--- Start of TASK INPUTS ---
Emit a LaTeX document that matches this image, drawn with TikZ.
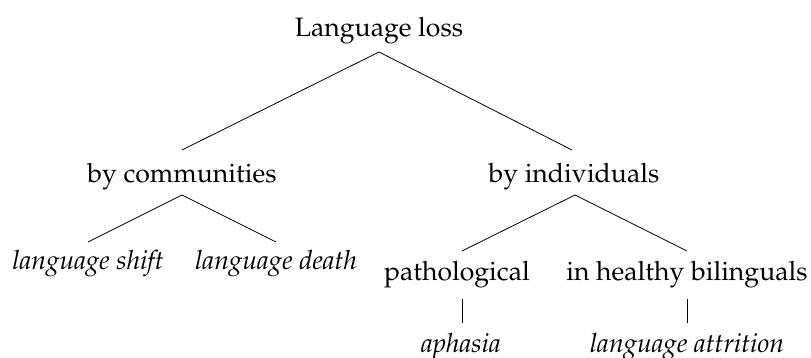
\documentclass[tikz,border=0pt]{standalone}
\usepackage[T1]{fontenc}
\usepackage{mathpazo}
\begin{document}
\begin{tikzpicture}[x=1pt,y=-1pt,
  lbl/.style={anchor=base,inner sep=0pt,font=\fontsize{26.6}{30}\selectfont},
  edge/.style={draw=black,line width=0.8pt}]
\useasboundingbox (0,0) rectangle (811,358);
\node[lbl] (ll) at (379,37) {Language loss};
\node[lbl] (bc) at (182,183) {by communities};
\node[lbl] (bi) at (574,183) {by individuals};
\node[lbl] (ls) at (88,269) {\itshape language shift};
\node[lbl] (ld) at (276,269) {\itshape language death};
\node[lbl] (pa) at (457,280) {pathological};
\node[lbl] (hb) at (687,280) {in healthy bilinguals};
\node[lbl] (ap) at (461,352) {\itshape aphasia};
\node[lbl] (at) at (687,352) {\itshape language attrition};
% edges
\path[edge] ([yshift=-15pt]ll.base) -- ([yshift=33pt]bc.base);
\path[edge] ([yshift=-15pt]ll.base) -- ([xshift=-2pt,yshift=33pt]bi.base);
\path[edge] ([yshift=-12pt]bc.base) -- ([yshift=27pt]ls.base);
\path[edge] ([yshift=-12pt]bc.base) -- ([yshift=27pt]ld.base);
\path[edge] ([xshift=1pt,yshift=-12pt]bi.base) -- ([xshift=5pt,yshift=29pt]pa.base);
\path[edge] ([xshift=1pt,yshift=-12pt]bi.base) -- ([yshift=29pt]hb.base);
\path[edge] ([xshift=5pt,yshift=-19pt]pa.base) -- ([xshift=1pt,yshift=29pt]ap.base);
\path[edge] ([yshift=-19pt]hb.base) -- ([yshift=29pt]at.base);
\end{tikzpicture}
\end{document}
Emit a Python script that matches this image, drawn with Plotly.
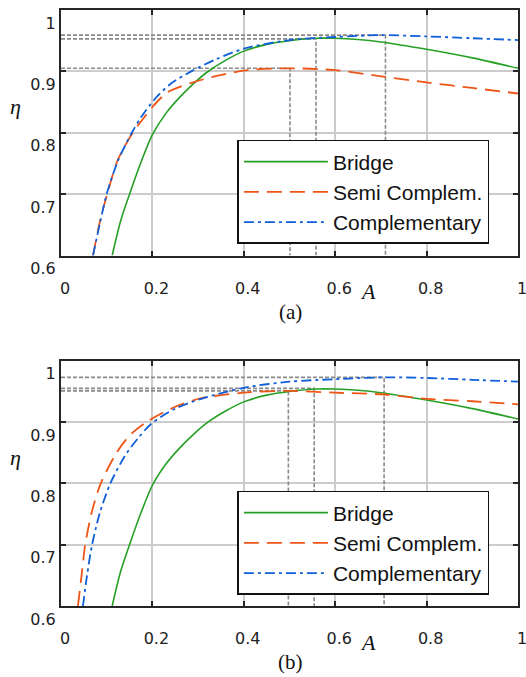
--- End of TASK INPUTS ---
▶ [TO DO]:
Repeat the material above word for word, please, apart from its images.

▶ [WRITTEN SOLUTION]:
Emit a LaTeX document that matches this image, drawn with TikZ.
\documentclass[tikz,border=0pt]{standalone}
\usepackage[T1]{fontenc}
\usepackage{mathpazo}
\begin{document}
\begin{tikzpicture}[x=1pt,y=-1pt,
  lbl/.style={anchor=base,inner sep=0pt,font=\fontsize{26.6}{30}\selectfont},
  edge/.style={draw=black,line width=0.8pt}]
\useasboundingbox (0,0) rectangle (811,358);
\node[lbl] (ll) at (379,37) {Language loss};
\node[lbl] (bc) at (182,183) {by communities};
\node[lbl] (bi) at (574,183) {by individuals};
\node[lbl] (ls) at (88,269) {\itshape language shift};
\node[lbl] (ld) at (276,269) {\itshape language death};
\node[lbl] (pa) at (457,280) {pathological};
\node[lbl] (hb) at (687,280) {in healthy bilinguals};
\node[lbl] (ap) at (461,352) {\itshape aphasia};
\node[lbl] (at) at (687,352) {\itshape language attrition};
% edges
\path[edge] ([yshift=-15pt]ll.base) -- ([yshift=33pt]bc.base);
\path[edge] ([yshift=-15pt]ll.base) -- ([xshift=-2pt,yshift=33pt]bi.base);
\path[edge] ([yshift=-12pt]bc.base) -- ([yshift=27pt]ls.base);
\path[edge] ([yshift=-12pt]bc.base) -- ([yshift=27pt]ld.base);
\path[edge] ([xshift=1pt,yshift=-12pt]bi.base) -- ([xshift=5pt,yshift=29pt]pa.base);
\path[edge] ([xshift=1pt,yshift=-12pt]bi.base) -- ([yshift=29pt]hb.base);
\path[edge] ([xshift=5pt,yshift=-19pt]pa.base) -- ([xshift=1pt,yshift=29pt]ap.base);
\path[edge] ([yshift=-19pt]hb.base) -- ([yshift=29pt]at.base);
\end{tikzpicture}
\end{document}
Emit a Python script that matches this image, drawn with Plotly.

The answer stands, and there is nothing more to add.